---------- RECORDS SUPPLIED ----------

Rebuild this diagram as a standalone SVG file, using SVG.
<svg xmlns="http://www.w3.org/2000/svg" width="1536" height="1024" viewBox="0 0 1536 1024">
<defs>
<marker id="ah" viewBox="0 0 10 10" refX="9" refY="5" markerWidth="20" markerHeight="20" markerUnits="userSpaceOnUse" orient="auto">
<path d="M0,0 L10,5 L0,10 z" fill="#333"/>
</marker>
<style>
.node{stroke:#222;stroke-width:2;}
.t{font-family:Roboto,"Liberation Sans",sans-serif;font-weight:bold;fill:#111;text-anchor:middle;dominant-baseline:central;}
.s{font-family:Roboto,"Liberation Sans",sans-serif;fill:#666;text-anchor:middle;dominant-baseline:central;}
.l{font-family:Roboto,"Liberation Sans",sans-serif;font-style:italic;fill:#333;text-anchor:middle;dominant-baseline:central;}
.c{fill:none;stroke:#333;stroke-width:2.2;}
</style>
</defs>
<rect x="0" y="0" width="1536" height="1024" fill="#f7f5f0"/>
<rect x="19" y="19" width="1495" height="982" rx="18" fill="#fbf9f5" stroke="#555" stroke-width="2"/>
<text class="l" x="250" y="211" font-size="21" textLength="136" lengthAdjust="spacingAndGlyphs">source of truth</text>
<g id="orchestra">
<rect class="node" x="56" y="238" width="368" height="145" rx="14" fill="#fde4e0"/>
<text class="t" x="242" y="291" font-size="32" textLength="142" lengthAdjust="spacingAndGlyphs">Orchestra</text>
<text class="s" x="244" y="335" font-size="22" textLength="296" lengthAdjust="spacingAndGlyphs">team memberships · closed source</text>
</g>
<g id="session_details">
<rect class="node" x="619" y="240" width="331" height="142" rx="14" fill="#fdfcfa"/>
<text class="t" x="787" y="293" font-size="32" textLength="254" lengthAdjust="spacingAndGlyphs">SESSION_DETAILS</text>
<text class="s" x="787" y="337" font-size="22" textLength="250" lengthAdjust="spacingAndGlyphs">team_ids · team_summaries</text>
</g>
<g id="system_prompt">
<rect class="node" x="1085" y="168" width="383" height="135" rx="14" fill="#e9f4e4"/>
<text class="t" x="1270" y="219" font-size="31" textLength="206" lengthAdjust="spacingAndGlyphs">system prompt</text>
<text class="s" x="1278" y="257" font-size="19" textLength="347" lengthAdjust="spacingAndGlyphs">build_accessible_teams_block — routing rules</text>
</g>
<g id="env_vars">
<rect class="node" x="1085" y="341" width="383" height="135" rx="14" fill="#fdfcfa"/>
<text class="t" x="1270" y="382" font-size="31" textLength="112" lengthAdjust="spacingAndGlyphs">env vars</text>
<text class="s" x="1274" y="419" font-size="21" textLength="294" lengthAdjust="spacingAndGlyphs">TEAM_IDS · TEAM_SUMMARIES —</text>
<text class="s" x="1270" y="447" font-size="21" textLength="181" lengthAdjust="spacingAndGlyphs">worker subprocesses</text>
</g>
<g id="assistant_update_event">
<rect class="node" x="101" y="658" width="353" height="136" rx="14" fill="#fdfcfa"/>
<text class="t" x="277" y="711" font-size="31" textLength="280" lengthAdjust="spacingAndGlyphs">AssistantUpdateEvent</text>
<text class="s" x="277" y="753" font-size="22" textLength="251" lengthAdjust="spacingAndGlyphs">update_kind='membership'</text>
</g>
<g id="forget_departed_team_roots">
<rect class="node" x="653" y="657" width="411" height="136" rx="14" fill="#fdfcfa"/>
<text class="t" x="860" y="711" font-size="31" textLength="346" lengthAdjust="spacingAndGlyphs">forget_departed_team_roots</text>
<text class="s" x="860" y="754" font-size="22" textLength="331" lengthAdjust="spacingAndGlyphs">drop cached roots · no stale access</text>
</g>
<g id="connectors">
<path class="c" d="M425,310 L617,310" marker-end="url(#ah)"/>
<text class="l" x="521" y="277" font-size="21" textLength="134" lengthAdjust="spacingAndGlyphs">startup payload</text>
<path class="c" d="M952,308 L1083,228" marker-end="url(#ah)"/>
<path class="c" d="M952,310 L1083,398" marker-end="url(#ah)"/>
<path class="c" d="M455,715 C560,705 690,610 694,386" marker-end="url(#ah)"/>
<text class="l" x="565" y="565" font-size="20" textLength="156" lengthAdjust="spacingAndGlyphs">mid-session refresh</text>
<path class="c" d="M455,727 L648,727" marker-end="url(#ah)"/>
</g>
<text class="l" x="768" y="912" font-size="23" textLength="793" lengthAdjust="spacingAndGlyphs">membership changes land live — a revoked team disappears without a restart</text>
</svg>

----------
---------- RECORDS SUPPLIED ----------

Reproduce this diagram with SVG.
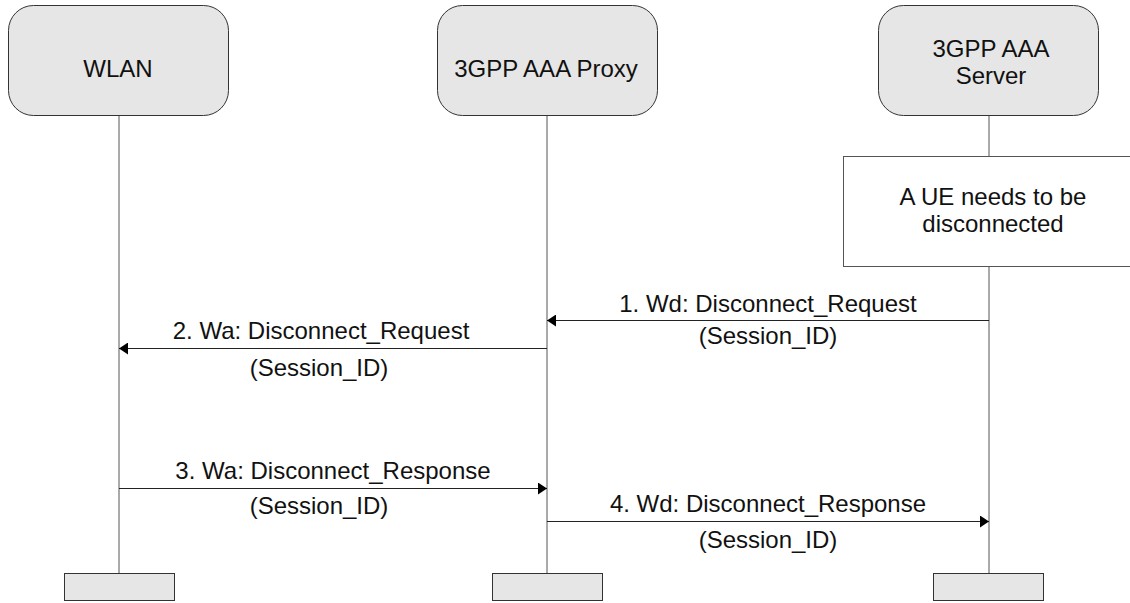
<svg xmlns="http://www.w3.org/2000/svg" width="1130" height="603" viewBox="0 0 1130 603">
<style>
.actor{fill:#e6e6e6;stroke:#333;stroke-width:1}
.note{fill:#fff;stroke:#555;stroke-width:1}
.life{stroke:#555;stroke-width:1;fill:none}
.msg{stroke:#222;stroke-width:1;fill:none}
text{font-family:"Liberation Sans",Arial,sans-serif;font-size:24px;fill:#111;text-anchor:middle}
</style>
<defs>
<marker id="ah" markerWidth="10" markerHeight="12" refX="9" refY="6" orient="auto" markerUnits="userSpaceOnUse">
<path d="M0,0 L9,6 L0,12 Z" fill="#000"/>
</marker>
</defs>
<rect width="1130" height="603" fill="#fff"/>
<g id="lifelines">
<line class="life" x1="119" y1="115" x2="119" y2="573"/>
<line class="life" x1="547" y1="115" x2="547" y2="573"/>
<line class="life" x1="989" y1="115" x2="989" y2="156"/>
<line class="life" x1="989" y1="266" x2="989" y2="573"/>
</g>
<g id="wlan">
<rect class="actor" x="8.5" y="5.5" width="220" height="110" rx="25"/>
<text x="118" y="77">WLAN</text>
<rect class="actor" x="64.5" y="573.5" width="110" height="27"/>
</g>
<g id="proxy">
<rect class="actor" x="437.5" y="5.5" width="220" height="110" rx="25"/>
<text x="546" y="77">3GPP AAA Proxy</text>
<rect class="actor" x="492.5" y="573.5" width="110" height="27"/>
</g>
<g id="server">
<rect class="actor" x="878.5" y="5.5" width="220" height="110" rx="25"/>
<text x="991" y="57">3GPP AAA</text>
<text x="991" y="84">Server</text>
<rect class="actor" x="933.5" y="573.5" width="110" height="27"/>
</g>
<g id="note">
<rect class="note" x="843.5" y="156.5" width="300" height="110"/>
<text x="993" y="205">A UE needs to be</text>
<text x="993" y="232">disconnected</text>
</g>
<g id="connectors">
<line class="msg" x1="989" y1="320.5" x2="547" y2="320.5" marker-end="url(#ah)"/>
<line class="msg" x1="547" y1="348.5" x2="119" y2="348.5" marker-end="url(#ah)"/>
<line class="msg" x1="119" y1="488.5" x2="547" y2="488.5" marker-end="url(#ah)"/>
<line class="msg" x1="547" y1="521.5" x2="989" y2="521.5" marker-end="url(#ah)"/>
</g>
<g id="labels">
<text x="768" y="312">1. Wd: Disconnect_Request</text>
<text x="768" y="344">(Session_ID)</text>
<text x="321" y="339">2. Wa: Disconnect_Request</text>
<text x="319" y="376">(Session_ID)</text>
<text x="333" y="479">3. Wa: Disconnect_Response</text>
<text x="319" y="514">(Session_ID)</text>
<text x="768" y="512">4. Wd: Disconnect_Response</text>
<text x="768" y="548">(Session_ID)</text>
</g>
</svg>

----------

WORK INSTRUCTIONS: Extract every line containing the string "diagram" from the data above.

FINISHED TASK:
Rebuild this diagram as a standalone SVG file, using SVG.
Reproduce this diagram with SVG.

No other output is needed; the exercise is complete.